Kaligrafi merupakan seni arsitektur rohani, yang dalam proses penciptaannya melalui alat jasmani.4 Kaligrafi atau khath,
dilukiskan sebagai kecantikan rasa, penasehat pikiran, senjata
pengetahuan, penyimpan rahasia dan berbagai masalah kehidupan. Oleh
sebagian ulama disebutkan “khat itu ibarat ruh di dalam tubuh manusia”.5
Akan tetapi yang lebih mengagumkan adalah, bahwa
membaca dan “menulis” merupakan perintah Allah SWT yang pertama
diwahyukan kepada Nabi Besar Muhammad SAW, yang tertuang dalam al-Qur’an
surat al-‘Alaq ayat 1-5, yaitu:
“Bacalah
dengan nama Tuhanmu yang telah menciptakan. Dia menciptakan manusia dari
segumpal darah. Bacalah, dan Tuhanmulah Yang Maha Pemurah. Yang
mengajari (mausia) dengan parantaraan kalam. Dia mengajari manusia apa
yang belum diketahuinya”.6
Dapat dipastikan, kalam atau pena mempunyai kaitan
yang erat dengan seni kaligrafi. Dapat juga dikatakan bahwa kalam
sebagai penunjang ilmu pengetahuan. Wahyu tersebut merupakan “sarana” al-Khaliq dalam rangka memberi petunjuk kepada manusia untuk membaca dan menulis.
Tentang asal-usul kaligrafi itu sendiri, banyak
pendapat yang mengemukakan tentang siapa yang mula-mula menciptakan
kaligrafi. Untuk mengungkap hal tersebut cerita-cerita keagamaanlah yang
paling tepat dijadikan pegangan. Para pakar Arab mencatat, bahwa Nabi
Adam As-lah yang pertama kali mengenal kaligrafi. Pengetahuan tersebut
datang dari Allah SWT, sebagaiman firman-Nya dalam surat al-Baqarah ayat
31:
“Dan Dia mengajarkan kepada Adam nama-nama seluruhya…. “ 7
Di samping itu masih ada lagi cerita-cerita keagamaan
lainnya, misalnya saja, banyak yang percaya bahwa bahasa atau sistem
tulisan berasal dari dewa-dewa. Nama Sanskerta adalah Devanagari,
yang berarti “bersangkutan dengan kota para dewa”. Perkembangan
selanjutnya mengalami perubahan akibat pergeseran zaman dan perubahan
watak manusia.
Akhirnya muncul tafsiran-tafsiran baru tentang
asal-usul tulisan indah atau kaligrafi yang lahir dari ide “menggambar”

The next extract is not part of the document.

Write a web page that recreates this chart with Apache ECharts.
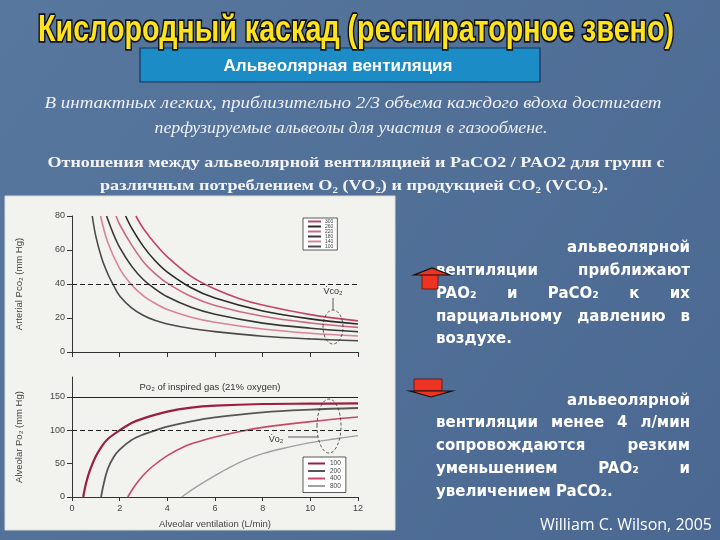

atau “lukisan” yang dipahat atau dicoretkan pada benda-benda tertentu
seperti daun, kulit, kayu, tanah, dan batu. Hanya gambar-gambar yang
mengandung lambang-lambang dan perwujudan dari keadaan-keadaan tertentu
yang diasosiasikan dengan bunyi ucap sajalah yang dapat diusut sebagai
awal pembentukan kaligrafi. Dari situlah tercipta sistem atau aturan
tertentu untuk membacanya. Demikian juga sistem tulisan primitif Mesir
Kuno atau sistem yang dikembangkan oleh kelompok-kelompok masyarakat
primitif.
Pada mulanya tulisan tersebut berdasarkan pada gambar-gambar.8
Kaligrafi Mesir Kuno yang disebut Hieroglyph berkembang menjadi
Hieratik, yang dipergunakan oleh pendeta-pendeta Mesir untuk keperluan
keagamaan. Dari huruf Hieratik muncul huruf Demotik yang dipergunakan
oleh rakyat umum selama beberapa ribu tahun.9 Tulisan yang ditemukan 3200 SM di lembah Nil ini bentuknya tidak berupa kata-kata terputus seperti tulisan paku,10
tetapi disederhanakan dalam bentuk-bentuk gambar sebagai simbol-simbol
pokok tulisan yang mengandung isyarat pengertian yang dimaksud.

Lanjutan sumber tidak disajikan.